Gallon Drunk: The Road Gets Darker From Here 

Nick Cave And The Bad Seeds haven’t been that visible over the past few years, but two marginally related projects—Crime And The City Solution and Gallon Drunk—have recently risen from the brink of nonexistence. Of the two, Gallon Drunk has always been the underdog; frontman James Johnston formed the churning, shadowy garage-rock band long before focusing on The Bad Seeds during his tenure with Cave during the ’00s. The death of Gallon Drunk bassist Simon Wring last year seemed as if it might spell an even longer absence for the outfit. Tragedy be damned, Johnston and crew have forged ahead with The Road Gets Darker From Here, their first full-length since 2007’s The Rotten Mile, and the result is a bracing reminder of what made Gallon Drunk so intoxicating in the first place.
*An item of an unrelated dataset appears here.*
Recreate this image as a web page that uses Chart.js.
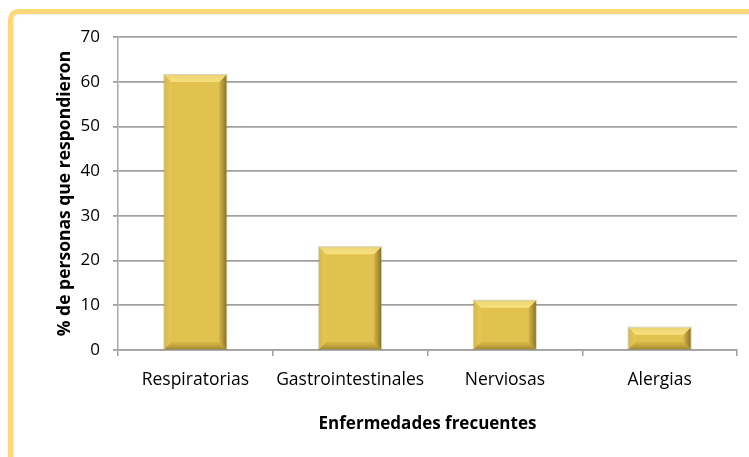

Sleaze has long been Gallon Drunk’s poison of choice, but rarely has it been so slurred and snarled as it is on “You Made Me,” Road’s opener. Like a prehistoric creature dredged from the bottom of a swamp, the song subsists on Johnston’s rotted, fetid romance and scaly riffs. But things open up as the disc burbles along; the manic, jazzy brass on “A Thousand Years” is defiantly Stooges-esque, and the lopsided lurch of “Hanging On” approximates the gait of a rum-sodden amputee—even as it slops on an eerie, childlike chorus that chants like a shoulder-perched angel. “Stuck In My Head” is a callback to the surf-rock twang of Gallon Drunk’s formative work from the early ’90s, only dampened by a mature, melancholy undertow. As its title more than implies, The Road Gets Darker From Here doesn’t offer a light at the end of the tunnel, but it does put Gallon Drunk back on its twisted, blackened track.